> **AIM**
Extract the lines up to and including the one that contains "upper = [142.8, 172.4, 107.2, 148.1, 101.4, 104.9, 89.1, 63.0]", starting with the first line of the entries below, and omit the pictures.

> **Code that draws figures**
* begin *

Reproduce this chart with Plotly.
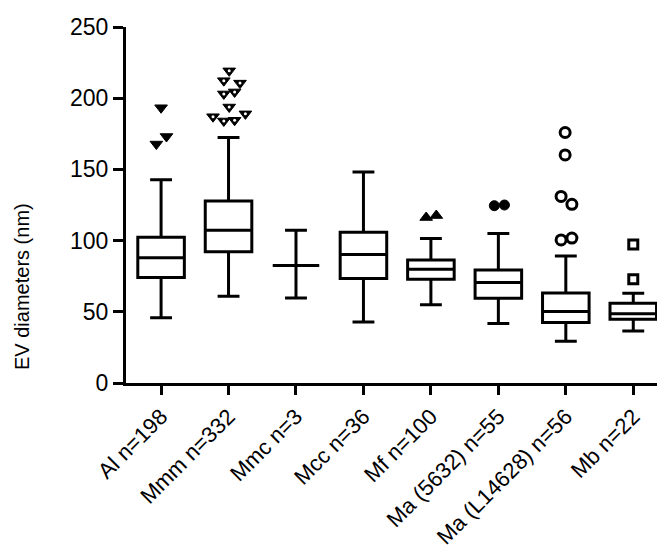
import plotly.graph_objects as go

categories = ["Al n=198", "Mmm n=332", "Mmc n=3", "Mcc n=36", "Mf n=100",
              "Ma (5632) n=55", "Ma (L14628) n=56", "Mb n=22"]
q1 = [74.1, 92.1, 82.6, 73.4, 72.9, 59.5, 42.4, 44.7]
median = [88.0, 107.2, 82.6, 90.3, 79.9, 70.6, 50.2, 48.6]
q3 = [102.3, 127.8, 82.6, 105.8, 86.3, 79.4, 63.2, 56.0]
lower = [45.8, 60.9, 59.7, 42.8, 54.9, 41.7, 29.4, 36.6]
upper = [142.8, 172.4, 107.2, 148.1, 101.4, 104.9, 89.1, 63.0]

# outliers per group: values and small horizontal jitter (category units)
al_out_y = [193.3, 173.1, 167.8]
al_out_dx = [0.0, 0.08, -0.07]
mmm_out_y = [219.2, 212.3, 210.6, 203.0, 204.4, 193.8, 187.0, 184.0, 184.5, 189.0]
mmm_out_dx = [0.01, -0.07, 0.17, -0.07, 0.09, 0.01, -0.23, -0.07, 0.09, 0.25]
mf_out_y = [116.2, 117.6]
mf_out_dx = [-0.07, 0.08]
ma5632_out_y = [124.5, 125.0]
ma5632_out_dx = [-0.06, 0.09]
mal_out_y = [175.9, 160.2, 131.0, 125.5, 100.5, 101.8]
mal_out_dx = [-0.01, -0.01, -0.07, 0.09, -0.07, 0.09]
mb_out_y = [97.2, 72.9]
mb_out_dx = [0.0, 0.0]

FONT = "Arial, Liberation Sans, sans-serif"
fig = go.Figure()

for i, c in enumerate(categories):
    fig.add_trace(go.Box(
        x=[i], q1=[q1[i]], median=[median[i]], q3=[q3[i]],
        lowerfence=[lower[i]], upperfence=[upper[i]],
        boxpoints=False, width=0.69, whiskerwidth=0.47,
        line=dict(color="black", width=3), fillcolor="white",
        showlegend=False, hoverinfo="skip",
    ))

def add_out(idx, dx, ys, symbol, color, lw, size):
    fig.add_trace(go.Scatter(
        x=[idx + d for d in dx], y=ys, mode="markers",
        marker=dict(symbol=symbol, color=color, size=size,
                    line=dict(color="black", width=lw)),
        showlegend=False, hoverinfo="skip",
    ))

add_out(0, al_out_dx, al_out_y, "triangle-down", "black", 1, 11)
add_out(1, mmm_out_dx, mmm_out_y, "triangle-down", "black", 1, 11)
add_out(1, mmm_out_dx, mmm_out_y, "circle", "white", 0, 3)
add_out(4, mf_out_dx, mf_out_y, "triangle-up", "black", 1, 11)
add_out(5, ma5632_out_dx, ma5632_out_y, "circle", "black", 1, 10)
add_out(6, mal_out_dx, mal_out_y, "circle", "white", 3, 10)
add_out(7, mb_out_dx, mb_out_y, "square", "white", 3, 9)

fig.update_layout(
    width=665, height=553,
    margin=dict(l=118, r=6, t=15, b=178),
    paper_bgcolor="white", plot_bgcolor="white",
    font=dict(family=FONT, color="black", size=20),
    annotations=[dict(
        text="EV diameters (nm)", textangle=-90, showarrow=False,
        xref="paper", yref="paper", x=-0.192, y=0.27,
        xanchor="center", yanchor="middle", font=dict(size=20),
    )],
)
fig.update_xaxes(
    range=[-0.52, 7.5], tickmode="array",
    tickvals=list(range(len(categories))), ticktext=categories,
    tickangle=-45, showline=True, linecolor="black", linewidth=3,
    ticks="outside", tickwidth=3, ticklen=9, tickcolor="black",
    showgrid=False, zeroline=False, tickfont=dict(size=22),
)
fig.update_yaxes(
    range=[0, 250], dtick=50, showline=True, linecolor="black", linewidth=3,
    ticks="outside", tickwidth=3, ticklen=10, tickcolor="black",
    showgrid=False, zeroline=False, tickfont=dict(size=23),
)

fig.write_html("out.html")
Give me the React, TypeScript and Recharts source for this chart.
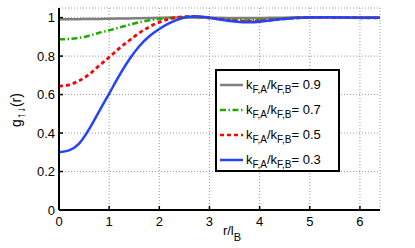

* end *

> **RESPONSE TO THIS EXERCISE**
Reproduce this chart with Plotly.
import plotly.graph_objects as go

categories = ["Al n=198", "Mmm n=332", "Mmc n=3", "Mcc n=36", "Mf n=100",
              "Ma (5632) n=55", "Ma (L14628) n=56", "Mb n=22"]
q1 = [74.1, 92.1, 82.6, 73.4, 72.9, 59.5, 42.4, 44.7]
median = [88.0, 107.2, 82.6, 90.3, 79.9, 70.6, 50.2, 48.6]
q3 = [102.3, 127.8, 82.6, 105.8, 86.3, 79.4, 63.2, 56.0]
lower = [45.8, 60.9, 59.7, 42.8, 54.9, 41.7, 29.4, 36.6]
upper = [142.8, 172.4, 107.2, 148.1, 101.4, 104.9, 89.1, 63.0]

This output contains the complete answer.